## BEGIN RECORDS SHOWN

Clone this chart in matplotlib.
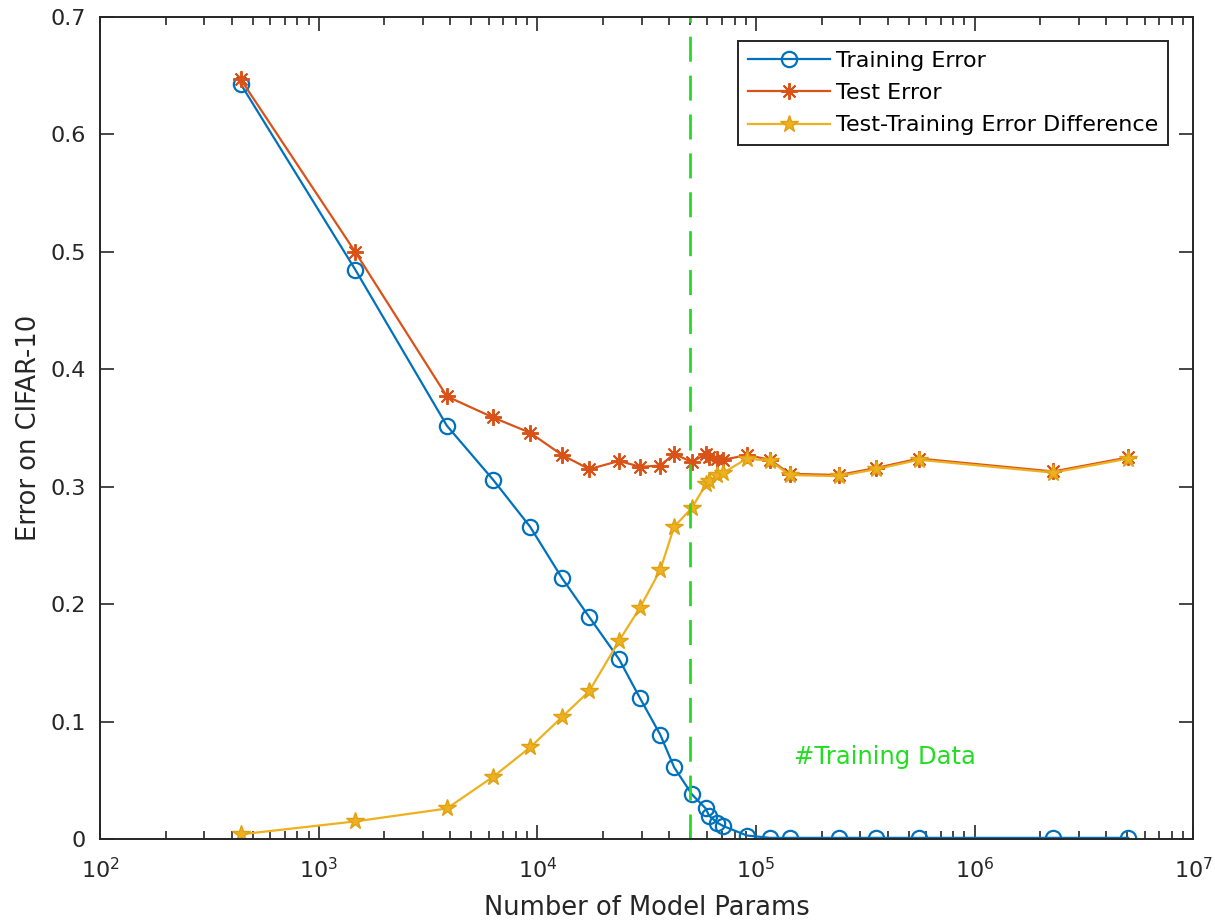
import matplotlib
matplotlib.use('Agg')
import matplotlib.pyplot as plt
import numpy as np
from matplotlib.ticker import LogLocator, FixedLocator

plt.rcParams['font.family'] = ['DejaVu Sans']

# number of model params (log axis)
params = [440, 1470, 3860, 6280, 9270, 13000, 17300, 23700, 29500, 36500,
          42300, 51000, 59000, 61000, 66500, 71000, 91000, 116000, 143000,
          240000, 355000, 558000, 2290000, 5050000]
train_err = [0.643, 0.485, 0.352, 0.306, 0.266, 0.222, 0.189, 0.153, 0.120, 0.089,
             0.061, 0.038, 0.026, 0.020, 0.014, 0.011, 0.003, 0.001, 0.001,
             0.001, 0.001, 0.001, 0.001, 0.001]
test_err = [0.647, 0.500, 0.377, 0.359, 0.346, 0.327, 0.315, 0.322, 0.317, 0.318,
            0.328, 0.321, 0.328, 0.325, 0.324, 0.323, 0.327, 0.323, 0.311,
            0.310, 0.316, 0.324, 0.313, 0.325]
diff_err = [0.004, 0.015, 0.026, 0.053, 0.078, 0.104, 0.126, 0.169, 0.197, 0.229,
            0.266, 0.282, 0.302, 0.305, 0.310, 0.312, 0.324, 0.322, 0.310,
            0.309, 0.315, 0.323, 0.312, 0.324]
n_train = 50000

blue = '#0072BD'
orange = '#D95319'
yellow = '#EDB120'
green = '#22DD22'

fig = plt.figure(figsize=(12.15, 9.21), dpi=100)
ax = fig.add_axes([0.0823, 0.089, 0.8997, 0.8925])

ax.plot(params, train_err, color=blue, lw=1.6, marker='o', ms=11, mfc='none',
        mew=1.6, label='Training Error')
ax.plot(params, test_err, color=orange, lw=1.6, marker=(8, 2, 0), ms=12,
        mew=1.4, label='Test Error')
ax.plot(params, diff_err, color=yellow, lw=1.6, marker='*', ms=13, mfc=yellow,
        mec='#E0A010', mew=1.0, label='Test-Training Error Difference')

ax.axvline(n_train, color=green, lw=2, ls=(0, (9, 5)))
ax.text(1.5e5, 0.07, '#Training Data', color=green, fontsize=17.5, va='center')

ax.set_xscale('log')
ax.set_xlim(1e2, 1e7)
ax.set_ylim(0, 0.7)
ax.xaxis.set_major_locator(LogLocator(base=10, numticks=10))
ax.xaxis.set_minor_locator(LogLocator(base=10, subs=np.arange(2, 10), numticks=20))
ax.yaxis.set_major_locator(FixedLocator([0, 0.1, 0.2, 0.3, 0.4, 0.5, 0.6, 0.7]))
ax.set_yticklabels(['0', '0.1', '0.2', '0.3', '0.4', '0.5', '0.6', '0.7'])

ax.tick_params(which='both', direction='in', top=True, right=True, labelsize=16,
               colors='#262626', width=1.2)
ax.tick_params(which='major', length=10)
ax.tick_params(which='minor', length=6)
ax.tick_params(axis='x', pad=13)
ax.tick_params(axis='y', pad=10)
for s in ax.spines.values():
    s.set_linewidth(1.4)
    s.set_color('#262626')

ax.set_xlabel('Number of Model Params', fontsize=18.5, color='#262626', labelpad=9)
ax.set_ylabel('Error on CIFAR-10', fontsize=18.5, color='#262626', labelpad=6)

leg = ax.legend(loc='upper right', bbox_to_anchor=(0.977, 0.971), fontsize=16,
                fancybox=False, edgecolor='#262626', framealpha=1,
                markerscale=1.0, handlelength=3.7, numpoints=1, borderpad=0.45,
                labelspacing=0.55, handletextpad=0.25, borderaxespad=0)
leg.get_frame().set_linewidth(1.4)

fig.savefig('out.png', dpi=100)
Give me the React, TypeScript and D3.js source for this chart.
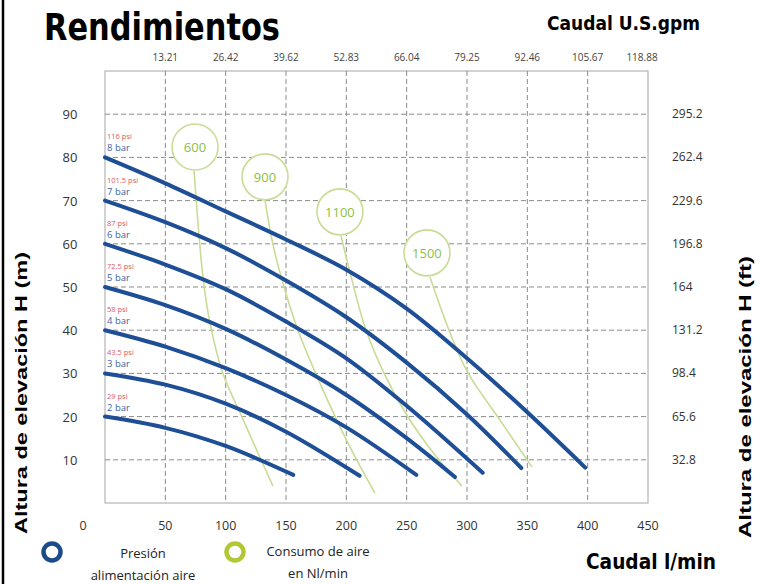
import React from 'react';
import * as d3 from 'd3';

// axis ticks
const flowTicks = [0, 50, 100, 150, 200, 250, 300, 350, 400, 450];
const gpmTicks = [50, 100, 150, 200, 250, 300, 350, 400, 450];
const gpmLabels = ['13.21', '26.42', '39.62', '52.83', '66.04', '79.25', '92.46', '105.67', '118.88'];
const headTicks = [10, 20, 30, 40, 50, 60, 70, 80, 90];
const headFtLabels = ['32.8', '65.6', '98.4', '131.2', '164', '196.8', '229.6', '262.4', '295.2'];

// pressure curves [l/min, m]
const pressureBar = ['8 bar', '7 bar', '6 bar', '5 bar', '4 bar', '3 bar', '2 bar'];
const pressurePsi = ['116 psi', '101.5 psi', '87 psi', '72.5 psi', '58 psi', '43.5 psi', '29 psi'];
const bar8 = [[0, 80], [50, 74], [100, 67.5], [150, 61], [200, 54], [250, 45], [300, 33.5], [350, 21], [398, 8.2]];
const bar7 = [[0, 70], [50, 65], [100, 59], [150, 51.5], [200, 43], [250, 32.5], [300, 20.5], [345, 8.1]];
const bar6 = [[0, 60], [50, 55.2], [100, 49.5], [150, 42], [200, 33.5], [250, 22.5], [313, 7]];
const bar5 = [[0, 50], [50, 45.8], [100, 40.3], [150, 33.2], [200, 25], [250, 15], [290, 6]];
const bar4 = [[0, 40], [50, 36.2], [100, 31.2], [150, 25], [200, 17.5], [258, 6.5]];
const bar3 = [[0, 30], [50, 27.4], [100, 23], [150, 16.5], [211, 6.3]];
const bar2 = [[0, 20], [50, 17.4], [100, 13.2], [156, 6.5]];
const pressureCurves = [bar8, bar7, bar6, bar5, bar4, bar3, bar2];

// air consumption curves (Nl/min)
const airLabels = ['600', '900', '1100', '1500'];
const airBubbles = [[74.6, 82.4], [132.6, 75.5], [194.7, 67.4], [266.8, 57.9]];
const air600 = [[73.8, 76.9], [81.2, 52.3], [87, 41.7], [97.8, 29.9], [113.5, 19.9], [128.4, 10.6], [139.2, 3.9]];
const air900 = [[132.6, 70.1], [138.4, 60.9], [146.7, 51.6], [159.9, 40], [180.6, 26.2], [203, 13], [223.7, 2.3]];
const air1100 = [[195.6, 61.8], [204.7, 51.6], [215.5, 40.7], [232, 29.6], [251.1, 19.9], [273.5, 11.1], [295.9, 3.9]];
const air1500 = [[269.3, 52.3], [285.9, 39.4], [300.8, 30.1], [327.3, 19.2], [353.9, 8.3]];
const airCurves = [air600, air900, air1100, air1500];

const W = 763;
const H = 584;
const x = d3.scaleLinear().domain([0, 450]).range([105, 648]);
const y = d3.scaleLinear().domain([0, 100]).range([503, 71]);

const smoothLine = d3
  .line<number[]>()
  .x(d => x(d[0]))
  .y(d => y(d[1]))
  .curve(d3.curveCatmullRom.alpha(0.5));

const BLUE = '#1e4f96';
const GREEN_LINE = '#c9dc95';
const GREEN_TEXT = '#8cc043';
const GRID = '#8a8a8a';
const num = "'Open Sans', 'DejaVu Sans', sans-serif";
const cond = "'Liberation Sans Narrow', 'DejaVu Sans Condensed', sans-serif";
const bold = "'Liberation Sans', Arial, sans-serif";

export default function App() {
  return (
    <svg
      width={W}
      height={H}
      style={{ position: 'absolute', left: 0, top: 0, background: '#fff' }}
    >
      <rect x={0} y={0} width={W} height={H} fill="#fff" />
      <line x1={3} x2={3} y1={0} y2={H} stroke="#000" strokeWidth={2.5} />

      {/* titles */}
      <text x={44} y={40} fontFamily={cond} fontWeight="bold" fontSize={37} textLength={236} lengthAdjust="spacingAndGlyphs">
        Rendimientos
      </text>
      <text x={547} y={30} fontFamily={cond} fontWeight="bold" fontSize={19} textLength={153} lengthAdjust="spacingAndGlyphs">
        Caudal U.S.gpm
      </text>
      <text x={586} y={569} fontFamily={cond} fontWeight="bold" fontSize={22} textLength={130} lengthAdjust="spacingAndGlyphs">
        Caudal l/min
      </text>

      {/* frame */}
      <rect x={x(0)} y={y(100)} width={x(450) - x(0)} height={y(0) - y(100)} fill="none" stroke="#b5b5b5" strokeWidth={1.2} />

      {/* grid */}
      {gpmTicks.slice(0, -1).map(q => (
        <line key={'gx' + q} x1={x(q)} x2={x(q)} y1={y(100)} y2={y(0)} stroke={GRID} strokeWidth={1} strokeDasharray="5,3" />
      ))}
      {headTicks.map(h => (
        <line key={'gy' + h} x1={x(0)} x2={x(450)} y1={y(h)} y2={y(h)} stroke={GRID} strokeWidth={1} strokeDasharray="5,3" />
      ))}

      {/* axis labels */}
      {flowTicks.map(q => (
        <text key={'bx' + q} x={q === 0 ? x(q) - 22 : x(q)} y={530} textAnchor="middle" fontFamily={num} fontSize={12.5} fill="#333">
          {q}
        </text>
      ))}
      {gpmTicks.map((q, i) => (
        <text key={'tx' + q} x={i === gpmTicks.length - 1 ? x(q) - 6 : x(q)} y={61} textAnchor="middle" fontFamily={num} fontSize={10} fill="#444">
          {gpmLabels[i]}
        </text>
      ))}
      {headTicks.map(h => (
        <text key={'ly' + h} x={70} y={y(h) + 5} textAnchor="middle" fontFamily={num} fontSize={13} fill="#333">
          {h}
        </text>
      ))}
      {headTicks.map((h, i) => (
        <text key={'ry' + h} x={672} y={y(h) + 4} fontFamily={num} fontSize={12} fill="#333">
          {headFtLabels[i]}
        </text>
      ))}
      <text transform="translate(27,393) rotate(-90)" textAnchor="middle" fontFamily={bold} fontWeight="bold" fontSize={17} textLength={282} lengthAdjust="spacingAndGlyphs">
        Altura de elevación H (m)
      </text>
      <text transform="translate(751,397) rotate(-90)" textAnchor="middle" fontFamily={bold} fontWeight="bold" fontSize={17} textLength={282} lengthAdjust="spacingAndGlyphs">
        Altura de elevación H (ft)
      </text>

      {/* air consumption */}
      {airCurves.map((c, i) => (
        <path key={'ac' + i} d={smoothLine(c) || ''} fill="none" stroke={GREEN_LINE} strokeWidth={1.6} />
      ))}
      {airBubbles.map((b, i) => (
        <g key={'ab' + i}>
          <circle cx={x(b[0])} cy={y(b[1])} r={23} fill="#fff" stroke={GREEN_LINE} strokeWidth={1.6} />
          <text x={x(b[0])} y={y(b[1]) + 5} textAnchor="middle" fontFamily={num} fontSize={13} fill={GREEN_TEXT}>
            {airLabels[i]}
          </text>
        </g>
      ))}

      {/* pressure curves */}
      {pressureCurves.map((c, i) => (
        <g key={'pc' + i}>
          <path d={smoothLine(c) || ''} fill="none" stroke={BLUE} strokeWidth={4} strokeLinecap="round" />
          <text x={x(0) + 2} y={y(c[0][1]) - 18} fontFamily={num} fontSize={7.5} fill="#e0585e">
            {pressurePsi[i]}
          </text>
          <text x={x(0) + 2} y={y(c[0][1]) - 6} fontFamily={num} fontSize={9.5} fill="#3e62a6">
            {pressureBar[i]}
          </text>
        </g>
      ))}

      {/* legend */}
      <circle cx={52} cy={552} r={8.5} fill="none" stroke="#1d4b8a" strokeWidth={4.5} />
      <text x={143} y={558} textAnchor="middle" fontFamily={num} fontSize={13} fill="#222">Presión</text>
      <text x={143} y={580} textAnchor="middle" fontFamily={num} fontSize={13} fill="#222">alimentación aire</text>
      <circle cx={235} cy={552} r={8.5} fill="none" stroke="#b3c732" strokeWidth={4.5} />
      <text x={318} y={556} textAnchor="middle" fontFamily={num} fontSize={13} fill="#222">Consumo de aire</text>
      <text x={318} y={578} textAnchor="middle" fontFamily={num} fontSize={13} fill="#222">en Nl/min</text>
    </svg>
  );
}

## END RECORDS SHOWN

(SHORT PROBLEM):
From the records above, quote word for word only the lines beginning at the line that has "Give me the" and stopping after the line that has "import * as d3 from 'd3';". Omit the pictures.

(ANSWER BELOW):
Give me the React, TypeScript and D3.js source for this chart.
import React from 'react';
import * as d3 from 'd3';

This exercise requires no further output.